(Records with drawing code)
START

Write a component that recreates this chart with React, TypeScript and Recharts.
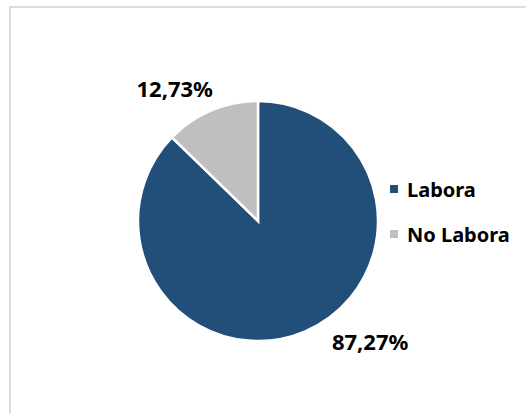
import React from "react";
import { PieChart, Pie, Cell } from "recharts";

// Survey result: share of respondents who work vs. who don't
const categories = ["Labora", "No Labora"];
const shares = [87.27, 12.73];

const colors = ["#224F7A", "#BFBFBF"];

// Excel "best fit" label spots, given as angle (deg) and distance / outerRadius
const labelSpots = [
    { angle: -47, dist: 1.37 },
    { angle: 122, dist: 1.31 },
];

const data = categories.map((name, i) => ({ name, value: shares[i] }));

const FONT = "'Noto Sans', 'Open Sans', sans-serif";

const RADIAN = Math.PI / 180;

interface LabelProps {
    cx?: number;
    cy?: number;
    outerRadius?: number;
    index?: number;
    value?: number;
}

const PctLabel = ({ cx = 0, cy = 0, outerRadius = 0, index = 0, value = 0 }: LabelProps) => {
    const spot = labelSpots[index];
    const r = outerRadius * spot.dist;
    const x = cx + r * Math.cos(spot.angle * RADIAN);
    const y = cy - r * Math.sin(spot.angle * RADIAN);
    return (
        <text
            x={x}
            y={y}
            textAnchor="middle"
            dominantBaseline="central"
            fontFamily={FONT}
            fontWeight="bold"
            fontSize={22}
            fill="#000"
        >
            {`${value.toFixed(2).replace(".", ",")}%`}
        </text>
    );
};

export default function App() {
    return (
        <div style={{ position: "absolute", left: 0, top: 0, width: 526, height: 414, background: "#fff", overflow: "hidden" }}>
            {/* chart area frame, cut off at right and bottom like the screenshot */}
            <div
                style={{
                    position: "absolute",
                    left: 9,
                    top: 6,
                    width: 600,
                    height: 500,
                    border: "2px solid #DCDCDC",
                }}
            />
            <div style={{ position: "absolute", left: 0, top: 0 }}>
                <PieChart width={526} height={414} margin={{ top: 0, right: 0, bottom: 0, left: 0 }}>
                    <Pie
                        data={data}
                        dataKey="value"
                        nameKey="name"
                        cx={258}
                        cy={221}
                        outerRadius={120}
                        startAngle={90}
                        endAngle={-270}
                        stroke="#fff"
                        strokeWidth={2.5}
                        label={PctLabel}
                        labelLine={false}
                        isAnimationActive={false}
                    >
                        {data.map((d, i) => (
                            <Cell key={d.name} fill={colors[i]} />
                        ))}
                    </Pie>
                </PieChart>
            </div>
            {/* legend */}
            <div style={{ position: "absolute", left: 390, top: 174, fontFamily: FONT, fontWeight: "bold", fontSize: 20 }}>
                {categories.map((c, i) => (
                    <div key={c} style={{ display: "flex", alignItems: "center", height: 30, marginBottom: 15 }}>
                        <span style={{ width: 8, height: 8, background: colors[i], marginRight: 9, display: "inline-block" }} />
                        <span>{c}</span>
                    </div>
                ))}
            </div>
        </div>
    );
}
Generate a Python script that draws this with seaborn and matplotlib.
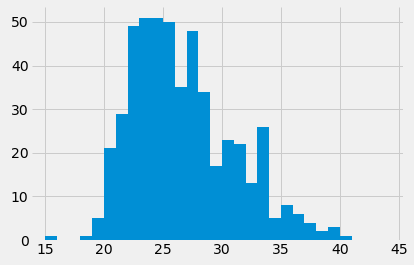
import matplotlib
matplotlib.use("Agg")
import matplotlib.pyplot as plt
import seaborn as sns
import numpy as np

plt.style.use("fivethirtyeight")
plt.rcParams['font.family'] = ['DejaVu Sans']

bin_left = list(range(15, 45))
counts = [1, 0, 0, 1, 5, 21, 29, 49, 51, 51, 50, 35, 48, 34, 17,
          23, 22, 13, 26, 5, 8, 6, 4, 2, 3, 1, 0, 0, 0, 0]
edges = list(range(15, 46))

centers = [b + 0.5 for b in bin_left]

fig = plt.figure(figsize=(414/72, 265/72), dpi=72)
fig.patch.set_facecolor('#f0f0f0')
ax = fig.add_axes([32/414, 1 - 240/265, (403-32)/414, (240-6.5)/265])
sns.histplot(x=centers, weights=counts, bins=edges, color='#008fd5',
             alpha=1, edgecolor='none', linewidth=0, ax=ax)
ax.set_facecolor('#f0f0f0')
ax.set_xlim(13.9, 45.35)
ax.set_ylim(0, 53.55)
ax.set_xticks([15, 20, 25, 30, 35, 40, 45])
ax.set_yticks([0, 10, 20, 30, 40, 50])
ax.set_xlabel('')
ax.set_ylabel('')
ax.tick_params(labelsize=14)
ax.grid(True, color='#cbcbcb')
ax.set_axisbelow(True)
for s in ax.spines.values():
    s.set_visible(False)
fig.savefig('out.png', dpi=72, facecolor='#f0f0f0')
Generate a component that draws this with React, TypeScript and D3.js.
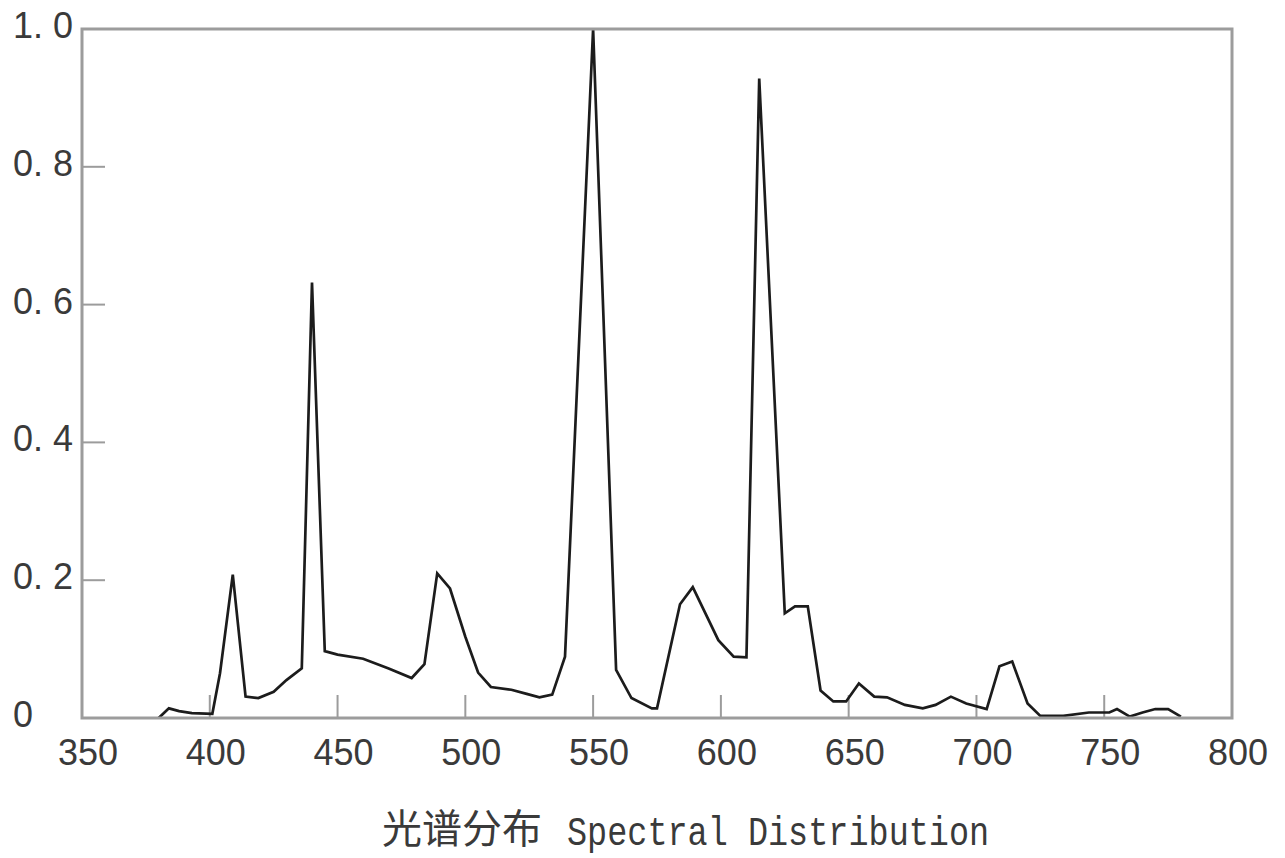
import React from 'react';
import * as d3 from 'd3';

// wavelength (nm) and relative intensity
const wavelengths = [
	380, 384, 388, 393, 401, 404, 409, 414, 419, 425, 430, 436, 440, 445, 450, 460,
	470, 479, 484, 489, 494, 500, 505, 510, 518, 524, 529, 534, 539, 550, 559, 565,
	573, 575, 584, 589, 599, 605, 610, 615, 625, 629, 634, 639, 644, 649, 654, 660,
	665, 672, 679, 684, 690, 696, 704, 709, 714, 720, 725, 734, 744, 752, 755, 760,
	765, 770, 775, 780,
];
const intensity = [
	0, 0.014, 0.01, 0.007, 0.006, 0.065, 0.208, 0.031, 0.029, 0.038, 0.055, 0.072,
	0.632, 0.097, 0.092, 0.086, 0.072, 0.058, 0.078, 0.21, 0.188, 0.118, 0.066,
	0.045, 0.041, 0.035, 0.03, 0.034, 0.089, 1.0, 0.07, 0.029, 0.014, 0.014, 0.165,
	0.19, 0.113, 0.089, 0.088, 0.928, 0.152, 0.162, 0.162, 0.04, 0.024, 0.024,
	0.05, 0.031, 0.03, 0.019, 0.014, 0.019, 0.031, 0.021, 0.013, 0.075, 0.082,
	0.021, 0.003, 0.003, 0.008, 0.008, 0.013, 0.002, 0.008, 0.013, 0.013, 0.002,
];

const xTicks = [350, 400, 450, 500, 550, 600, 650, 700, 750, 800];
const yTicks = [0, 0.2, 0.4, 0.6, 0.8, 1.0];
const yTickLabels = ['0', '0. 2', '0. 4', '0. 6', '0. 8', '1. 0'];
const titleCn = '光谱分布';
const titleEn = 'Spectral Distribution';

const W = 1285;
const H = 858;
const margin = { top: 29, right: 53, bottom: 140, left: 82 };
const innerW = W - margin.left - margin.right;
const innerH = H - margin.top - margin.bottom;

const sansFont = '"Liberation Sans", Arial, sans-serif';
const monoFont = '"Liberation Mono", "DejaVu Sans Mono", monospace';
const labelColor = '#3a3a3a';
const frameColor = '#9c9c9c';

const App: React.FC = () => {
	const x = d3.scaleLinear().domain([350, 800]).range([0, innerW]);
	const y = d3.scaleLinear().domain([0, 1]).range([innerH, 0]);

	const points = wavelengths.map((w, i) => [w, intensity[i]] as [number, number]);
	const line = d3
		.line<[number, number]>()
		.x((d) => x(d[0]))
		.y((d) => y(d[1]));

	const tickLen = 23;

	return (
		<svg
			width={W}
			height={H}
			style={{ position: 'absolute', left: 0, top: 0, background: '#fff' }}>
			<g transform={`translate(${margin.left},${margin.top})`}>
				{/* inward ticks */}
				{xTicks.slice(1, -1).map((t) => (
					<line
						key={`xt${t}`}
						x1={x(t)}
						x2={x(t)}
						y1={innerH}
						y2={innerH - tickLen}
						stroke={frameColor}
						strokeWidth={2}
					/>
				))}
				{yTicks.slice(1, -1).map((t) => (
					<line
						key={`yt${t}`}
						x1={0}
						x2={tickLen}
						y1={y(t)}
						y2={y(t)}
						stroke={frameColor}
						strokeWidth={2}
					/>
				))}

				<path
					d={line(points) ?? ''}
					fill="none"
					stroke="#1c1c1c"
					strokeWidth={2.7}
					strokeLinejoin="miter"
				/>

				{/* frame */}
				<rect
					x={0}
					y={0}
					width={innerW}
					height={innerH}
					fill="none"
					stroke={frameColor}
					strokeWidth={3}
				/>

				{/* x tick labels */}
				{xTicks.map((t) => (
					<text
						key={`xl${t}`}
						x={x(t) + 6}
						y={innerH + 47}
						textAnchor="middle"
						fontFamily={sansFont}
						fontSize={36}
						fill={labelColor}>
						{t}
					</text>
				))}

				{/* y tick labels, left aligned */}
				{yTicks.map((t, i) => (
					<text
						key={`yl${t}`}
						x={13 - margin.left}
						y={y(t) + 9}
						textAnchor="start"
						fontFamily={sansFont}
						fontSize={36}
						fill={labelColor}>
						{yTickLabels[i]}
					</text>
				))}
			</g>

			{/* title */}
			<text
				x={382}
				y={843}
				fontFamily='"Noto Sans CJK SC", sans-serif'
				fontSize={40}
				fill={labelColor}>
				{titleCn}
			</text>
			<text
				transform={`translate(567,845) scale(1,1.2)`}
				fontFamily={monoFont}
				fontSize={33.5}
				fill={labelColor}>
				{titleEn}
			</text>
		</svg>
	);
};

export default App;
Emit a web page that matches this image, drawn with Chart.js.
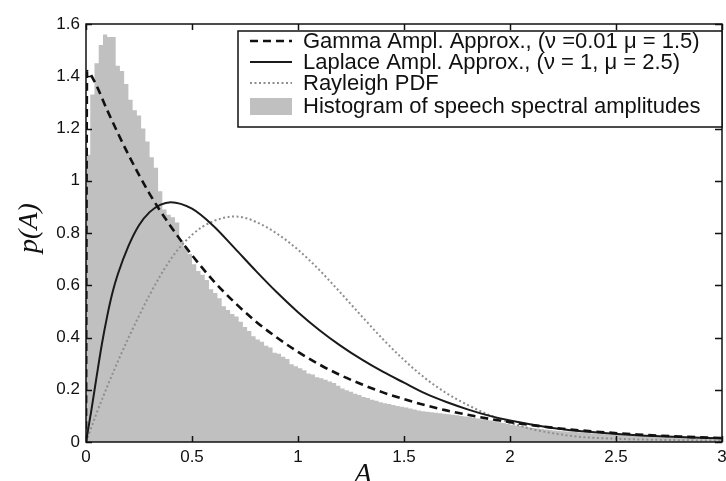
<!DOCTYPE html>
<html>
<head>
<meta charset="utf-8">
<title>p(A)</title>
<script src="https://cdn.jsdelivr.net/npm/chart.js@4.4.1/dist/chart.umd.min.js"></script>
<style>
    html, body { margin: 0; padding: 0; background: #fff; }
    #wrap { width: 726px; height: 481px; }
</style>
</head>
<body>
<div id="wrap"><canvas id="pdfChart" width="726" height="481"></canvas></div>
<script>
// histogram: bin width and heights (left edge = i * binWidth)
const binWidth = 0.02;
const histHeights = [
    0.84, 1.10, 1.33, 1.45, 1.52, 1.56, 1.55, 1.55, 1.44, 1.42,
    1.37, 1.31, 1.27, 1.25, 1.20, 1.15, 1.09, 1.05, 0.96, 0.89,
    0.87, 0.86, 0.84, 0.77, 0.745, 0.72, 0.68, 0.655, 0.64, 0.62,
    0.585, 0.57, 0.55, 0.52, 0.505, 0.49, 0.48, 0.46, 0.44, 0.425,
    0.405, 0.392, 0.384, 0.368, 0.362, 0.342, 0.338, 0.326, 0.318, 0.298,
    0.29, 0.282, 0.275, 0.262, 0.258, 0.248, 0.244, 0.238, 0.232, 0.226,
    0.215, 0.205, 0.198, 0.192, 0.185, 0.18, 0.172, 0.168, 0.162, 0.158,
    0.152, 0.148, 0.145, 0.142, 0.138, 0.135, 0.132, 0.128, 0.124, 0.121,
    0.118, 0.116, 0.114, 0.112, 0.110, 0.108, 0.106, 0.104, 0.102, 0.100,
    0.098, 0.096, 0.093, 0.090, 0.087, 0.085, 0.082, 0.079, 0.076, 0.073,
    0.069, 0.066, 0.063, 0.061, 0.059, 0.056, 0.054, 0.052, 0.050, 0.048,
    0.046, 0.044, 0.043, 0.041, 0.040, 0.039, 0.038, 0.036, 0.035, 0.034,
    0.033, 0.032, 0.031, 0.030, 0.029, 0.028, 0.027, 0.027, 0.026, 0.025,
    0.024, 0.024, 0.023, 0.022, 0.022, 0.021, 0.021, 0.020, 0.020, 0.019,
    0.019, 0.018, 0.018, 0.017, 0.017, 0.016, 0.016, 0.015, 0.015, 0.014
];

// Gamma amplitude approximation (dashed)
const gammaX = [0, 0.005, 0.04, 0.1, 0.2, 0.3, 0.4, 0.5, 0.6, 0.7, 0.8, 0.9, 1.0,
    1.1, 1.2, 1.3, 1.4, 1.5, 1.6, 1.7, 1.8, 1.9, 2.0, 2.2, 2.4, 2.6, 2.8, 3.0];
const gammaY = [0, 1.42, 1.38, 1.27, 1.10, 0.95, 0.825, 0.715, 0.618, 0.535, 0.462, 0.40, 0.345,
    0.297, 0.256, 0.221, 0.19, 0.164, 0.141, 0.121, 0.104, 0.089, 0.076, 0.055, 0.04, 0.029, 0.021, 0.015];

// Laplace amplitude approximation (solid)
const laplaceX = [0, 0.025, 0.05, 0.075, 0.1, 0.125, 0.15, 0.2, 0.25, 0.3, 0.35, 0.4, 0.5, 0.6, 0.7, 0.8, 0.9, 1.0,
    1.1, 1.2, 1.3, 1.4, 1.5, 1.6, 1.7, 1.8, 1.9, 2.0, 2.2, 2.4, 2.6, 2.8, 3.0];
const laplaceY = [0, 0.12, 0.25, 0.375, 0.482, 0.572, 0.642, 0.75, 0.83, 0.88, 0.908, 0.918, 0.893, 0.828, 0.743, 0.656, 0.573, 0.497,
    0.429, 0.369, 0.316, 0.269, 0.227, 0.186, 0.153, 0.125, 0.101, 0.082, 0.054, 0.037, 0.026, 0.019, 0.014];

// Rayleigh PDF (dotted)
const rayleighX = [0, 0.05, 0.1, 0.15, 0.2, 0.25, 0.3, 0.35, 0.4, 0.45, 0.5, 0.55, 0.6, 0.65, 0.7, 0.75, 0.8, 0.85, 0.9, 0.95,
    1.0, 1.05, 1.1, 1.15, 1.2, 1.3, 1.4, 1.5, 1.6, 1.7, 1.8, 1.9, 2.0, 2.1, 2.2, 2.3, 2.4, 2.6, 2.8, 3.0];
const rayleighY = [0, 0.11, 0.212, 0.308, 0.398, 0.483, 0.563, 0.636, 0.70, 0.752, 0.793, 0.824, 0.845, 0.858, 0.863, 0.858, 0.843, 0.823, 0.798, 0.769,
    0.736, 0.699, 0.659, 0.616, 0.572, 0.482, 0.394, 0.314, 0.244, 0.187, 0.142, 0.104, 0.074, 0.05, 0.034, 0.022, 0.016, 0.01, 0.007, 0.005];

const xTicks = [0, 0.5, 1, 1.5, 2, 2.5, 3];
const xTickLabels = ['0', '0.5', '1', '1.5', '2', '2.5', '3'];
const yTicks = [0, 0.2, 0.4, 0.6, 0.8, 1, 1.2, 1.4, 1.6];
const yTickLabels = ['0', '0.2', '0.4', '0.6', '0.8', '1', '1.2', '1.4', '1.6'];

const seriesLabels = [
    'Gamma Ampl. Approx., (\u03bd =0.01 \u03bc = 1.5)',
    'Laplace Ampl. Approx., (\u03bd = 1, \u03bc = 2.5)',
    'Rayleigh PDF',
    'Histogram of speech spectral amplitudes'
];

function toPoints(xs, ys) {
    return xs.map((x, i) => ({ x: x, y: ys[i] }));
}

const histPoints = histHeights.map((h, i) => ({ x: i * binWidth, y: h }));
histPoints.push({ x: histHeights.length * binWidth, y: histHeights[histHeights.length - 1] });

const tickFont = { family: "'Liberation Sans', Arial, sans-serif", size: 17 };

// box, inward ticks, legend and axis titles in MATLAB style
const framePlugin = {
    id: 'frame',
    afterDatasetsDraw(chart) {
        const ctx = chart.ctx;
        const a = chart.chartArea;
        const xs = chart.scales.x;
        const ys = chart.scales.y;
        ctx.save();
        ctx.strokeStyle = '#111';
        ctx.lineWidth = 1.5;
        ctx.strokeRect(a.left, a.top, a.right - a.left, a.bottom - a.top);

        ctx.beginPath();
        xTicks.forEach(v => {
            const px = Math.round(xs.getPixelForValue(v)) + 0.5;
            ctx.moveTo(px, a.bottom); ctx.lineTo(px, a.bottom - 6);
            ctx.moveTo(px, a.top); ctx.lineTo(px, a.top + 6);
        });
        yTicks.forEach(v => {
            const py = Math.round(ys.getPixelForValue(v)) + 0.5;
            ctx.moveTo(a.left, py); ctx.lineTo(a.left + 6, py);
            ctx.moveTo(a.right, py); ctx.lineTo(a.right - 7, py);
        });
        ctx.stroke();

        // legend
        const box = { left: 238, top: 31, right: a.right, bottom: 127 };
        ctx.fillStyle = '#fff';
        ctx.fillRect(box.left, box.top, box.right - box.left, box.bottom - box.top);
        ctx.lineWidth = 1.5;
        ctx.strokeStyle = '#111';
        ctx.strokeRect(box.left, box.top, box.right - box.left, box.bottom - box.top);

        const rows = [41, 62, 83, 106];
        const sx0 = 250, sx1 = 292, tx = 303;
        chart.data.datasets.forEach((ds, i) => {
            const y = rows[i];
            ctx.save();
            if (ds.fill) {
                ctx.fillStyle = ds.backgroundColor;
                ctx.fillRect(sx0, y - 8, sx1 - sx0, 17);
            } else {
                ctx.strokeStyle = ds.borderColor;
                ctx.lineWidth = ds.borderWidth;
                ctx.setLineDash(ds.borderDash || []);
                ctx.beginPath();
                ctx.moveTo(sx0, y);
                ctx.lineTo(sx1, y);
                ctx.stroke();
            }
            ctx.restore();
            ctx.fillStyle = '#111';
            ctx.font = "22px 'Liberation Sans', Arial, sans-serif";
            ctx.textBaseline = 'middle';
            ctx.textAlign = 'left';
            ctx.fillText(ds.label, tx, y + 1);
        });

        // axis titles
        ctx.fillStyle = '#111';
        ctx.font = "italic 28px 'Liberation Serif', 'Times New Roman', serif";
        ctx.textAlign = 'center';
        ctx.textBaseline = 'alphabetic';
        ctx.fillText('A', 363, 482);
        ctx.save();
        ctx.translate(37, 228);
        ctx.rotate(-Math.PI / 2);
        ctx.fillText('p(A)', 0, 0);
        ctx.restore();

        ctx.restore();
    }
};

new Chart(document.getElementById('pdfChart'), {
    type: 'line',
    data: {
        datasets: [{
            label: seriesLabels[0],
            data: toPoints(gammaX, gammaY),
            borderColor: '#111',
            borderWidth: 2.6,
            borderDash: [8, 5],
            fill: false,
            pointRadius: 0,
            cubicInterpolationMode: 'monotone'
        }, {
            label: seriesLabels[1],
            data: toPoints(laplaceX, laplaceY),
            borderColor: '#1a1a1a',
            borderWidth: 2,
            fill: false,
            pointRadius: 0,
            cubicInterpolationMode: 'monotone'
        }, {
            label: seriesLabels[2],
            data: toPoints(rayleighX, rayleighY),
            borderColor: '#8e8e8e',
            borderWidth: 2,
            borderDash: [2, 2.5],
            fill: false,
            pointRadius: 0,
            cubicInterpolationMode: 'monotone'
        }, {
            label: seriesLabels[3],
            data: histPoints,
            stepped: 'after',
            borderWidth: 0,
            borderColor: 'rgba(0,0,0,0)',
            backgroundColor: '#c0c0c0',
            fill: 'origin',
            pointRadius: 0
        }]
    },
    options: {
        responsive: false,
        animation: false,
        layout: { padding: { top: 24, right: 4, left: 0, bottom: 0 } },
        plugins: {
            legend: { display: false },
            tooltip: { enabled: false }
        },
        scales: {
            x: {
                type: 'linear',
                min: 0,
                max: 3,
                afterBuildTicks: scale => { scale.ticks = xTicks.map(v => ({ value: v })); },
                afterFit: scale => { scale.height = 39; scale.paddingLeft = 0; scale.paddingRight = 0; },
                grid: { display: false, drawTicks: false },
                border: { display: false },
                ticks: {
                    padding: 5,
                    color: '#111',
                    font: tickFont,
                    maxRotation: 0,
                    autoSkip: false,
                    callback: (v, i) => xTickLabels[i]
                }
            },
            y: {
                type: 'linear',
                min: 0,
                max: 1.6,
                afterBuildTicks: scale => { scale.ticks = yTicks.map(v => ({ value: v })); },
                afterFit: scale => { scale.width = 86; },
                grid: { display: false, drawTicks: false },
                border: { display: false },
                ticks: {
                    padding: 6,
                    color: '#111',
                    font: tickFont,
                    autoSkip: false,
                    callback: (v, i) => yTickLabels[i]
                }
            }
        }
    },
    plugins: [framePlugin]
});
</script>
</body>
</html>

END

Required work
Repeat the listing above exactly from its first line to the line containing "const shares = [87.27, 12.73];", both included, and omit the pictures.

Written answer
Write a component that recreates this chart with React, TypeScript and Recharts.
import React from "react";
import { PieChart, Pie, Cell } from "recharts";

// Survey result: share of respondents who work vs. who don't
const categories = ["Labora", "No Labora"];
const shares = [87.27, 12.73];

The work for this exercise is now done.